Problem description — Take the listing from its first line through the line that contains "(105,717) -- (945,717);" and please retype those lines exactly, leaving out the pictures.

━━━━━ Available data

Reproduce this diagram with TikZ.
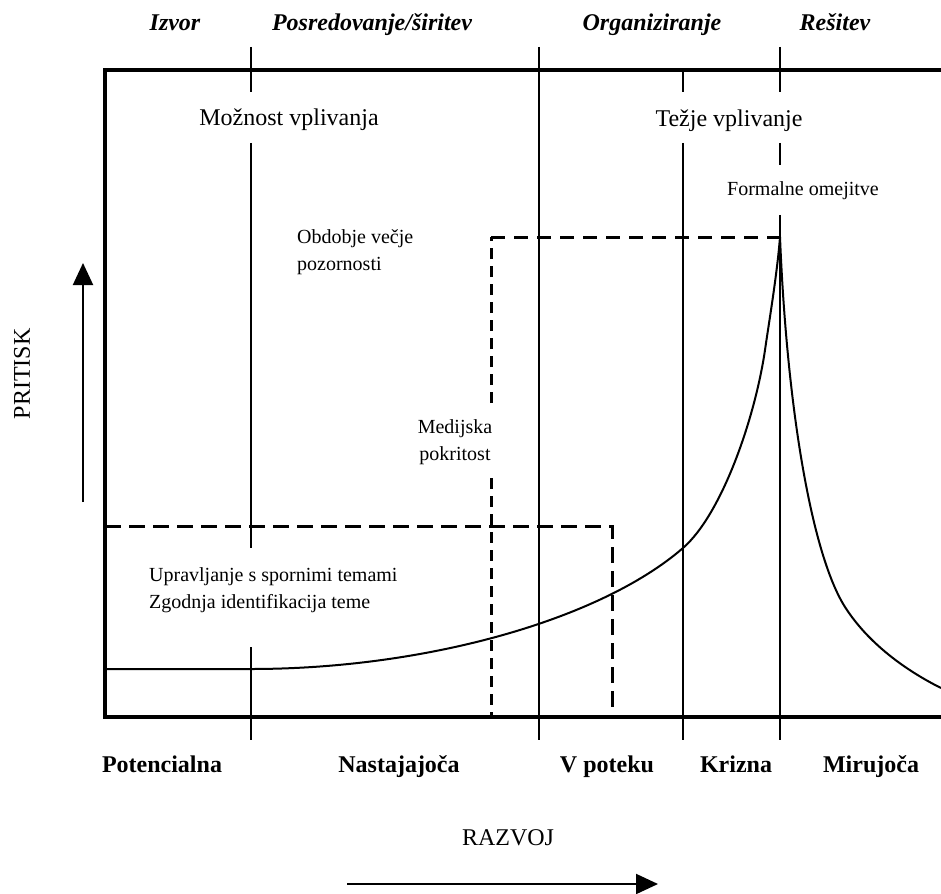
\documentclass[tikz,border=0pt]{standalone}
\usepackage{fontspec}
\setmainfont{Liberation Serif}
\usetikzlibrary{arrows.meta}
\begin{document}
\begin{tikzpicture}[x=1pt,y=-1pt,
  frame/.style={line width=4pt, line join=miter},
  vline/.style={line width=2pt},
  curve/.style={line width=2pt},
  dashA/.style={line width=3pt, dash pattern=on 16pt off 8pt},
  dashB/.style={line width=3pt, dash pattern=on 11pt off 7pt},
  dashC/.style={line width=3pt, dash pattern=on 14pt off 9pt},
  phase/.style={font=\fontsize{24}{28}\selectfont\bfseries\itshape, inner sep=0pt, anchor=base},
  stage/.style={font=\fontsize{24}{28}\selectfont\bfseries, inner sep=0pt, anchor=base},
  big/.style={font=\fontsize{24}{28}\selectfont, inner sep=0pt},
  small/.style={font=\fontsize{20}{27}\selectfont, inner sep=0pt},
  axarrow/.style={line width=2pt, -{Triangle[length=22pt,width=20pt]}},
]
\useasboundingbox (0,0) rectangle (941,893);

% top phase labels
\node[phase] (izvor) at (175,31) {Izvor};
\node[phase] (posred) at (372,31) {Posredovanje/širitev};
\node[phase] (organ) at (652,31) {Organiziranje};
\node[phase] (resitev) at (835,31) {Rešitev};

% dashed regions
\draw[dashA] (105,526) -- (612,526) -- (612,717);
\draw[dashB] (491,403) -- (491,237);
\draw[dashC] (491,237) -- (780,237);
\draw[dashB] (491,478) -- (491,717);

% vertical lines
\draw[vline] (251,47) -- (251,92);
\draw[vline] (251,143) -- (251,548);
\draw[vline] (251,647) -- (251,740);
\draw[vline] (539,47) -- (539,740);
\draw[vline] (683,70) -- (683,92);
\draw[vline] (683,143) -- (683,740);
\draw[vline] (780,47) -- (780,92);
\draw[vline] (780,143) -- (780,165);
\draw[vline] (780,215) -- (780,740);

% curve
\draw[curve] (105,669) -- (251,669)
  .. controls (425,669) and (600,620) .. (683,548)
  .. controls (722,514) and (755,418) .. (765,350)
  .. controls (769,322) and (777,275) .. (780,237);
\draw[curve] (780,237)
  .. controls (787,410) and (812,555) .. (845,607)
  .. controls (868,643) and (905,670) .. (941,688);

% frame
\draw[frame] (945,70) -- (105,70) -- (105,717) -- (945,717);

% texts inside
\node[big, anchor=base] (moznost) at (289,126) {Možnost vplivanja};
\node[big, anchor=base] (tezje) at (729,127) {Težje vplivanje};
\node[small, anchor=base] (formalne) at (803,196) {Formalne omejitve};
\node[small, anchor=west, align=left] (obdobje) at (297,252) {Obdobje večje\\pozornosti};
\node[small, align=center] (medijska) at (455,442) {Medijska\\pokritost};
\node[small, anchor=west, align=left] (upravljanje) at (149,590) {Upravljanje s spornimi temami\\Zgodnja identifikacija teme};

% bottom stage labels
\node[stage] (potencialna) at (162,772) {Potencialna};
\node[stage] (nastajajoca) at (399,772) {Nastajajoča};
\node[stage] (vpoteku) at (607,772) {V poteku};
\node[stage] (krizna) at (736,772) {Krizna};
\node[stage] (mirujoca) at (871,772) {Mirujoča};

% axes
\node[big, rotate=90] (pritisk) at (22,374) {PRITISK};
\coordinate (pa) at (83,502);
\coordinate (pb) at (83,263);
\draw[axarrow] (pa) -- (pb);
\node[big, anchor=base] (razvoj) at (508,845) {RAZVOJ};
\coordinate (ra) at (347,884);
\coordinate (rb) at (658,884);
\draw[axarrow] (ra) -- (rb);
\end{tikzpicture}
\end{document}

━━━━━━━━━━

Worked answer —
Reproduce this diagram with TikZ.
\documentclass[tikz,border=0pt]{standalone}
\usepackage{fontspec}
\setmainfont{Liberation Serif}
\usetikzlibrary{arrows.meta}
\begin{document}
\begin{tikzpicture}[x=1pt,y=-1pt,
  frame/.style={line width=4pt, line join=miter},
  vline/.style={line width=2pt},
  curve/.style={line width=2pt},
  dashA/.style={line width=3pt, dash pattern=on 16pt off 8pt},
  dashB/.style={line width=3pt, dash pattern=on 11pt off 7pt},
  dashC/.style={line width=3pt, dash pattern=on 14pt off 9pt},
  phase/.style={font=\fontsize{24}{28}\selectfont\bfseries\itshape, inner sep=0pt, anchor=base},
  stage/.style={font=\fontsize{24}{28}\selectfont\bfseries, inner sep=0pt, anchor=base},
  big/.style={font=\fontsize{24}{28}\selectfont, inner sep=0pt},
  small/.style={font=\fontsize{20}{27}\selectfont, inner sep=0pt},
  axarrow/.style={line width=2pt, -{Triangle[length=22pt,width=20pt]}},
]
\useasboundingbox (0,0) rectangle (941,893);

% top phase labels
\node[phase] (izvor) at (175,31) {Izvor};
\node[phase] (posred) at (372,31) {Posredovanje/širitev};
\node[phase] (organ) at (652,31) {Organiziranje};
\node[phase] (resitev) at (835,31) {Rešitev};

% dashed regions
\draw[dashA] (105,526) -- (612,526) -- (612,717);
\draw[dashB] (491,403) -- (491,237);
\draw[dashC] (491,237) -- (780,237);
\draw[dashB] (491,478) -- (491,717);

% vertical lines
\draw[vline] (251,47) -- (251,92);
\draw[vline] (251,143) -- (251,548);
\draw[vline] (251,647) -- (251,740);
\draw[vline] (539,47) -- (539,740);
\draw[vline] (683,70) -- (683,92);
\draw[vline] (683,143) -- (683,740);
\draw[vline] (780,47) -- (780,92);
\draw[vline] (780,143) -- (780,165);
\draw[vline] (780,215) -- (780,740);

% curve
\draw[curve] (105,669) -- (251,669)
  .. controls (425,669) and (600,620) .. (683,548)
  .. controls (722,514) and (755,418) .. (765,350)
  .. controls (769,322) and (777,275) .. (780,237);
\draw[curve] (780,237)
  .. controls (787,410) and (812,555) .. (845,607)
  .. controls (868,643) and (905,670) .. (941,688);

% frame
\draw[frame] (945,70) -- (105,70) -- (105,717) -- (945,717);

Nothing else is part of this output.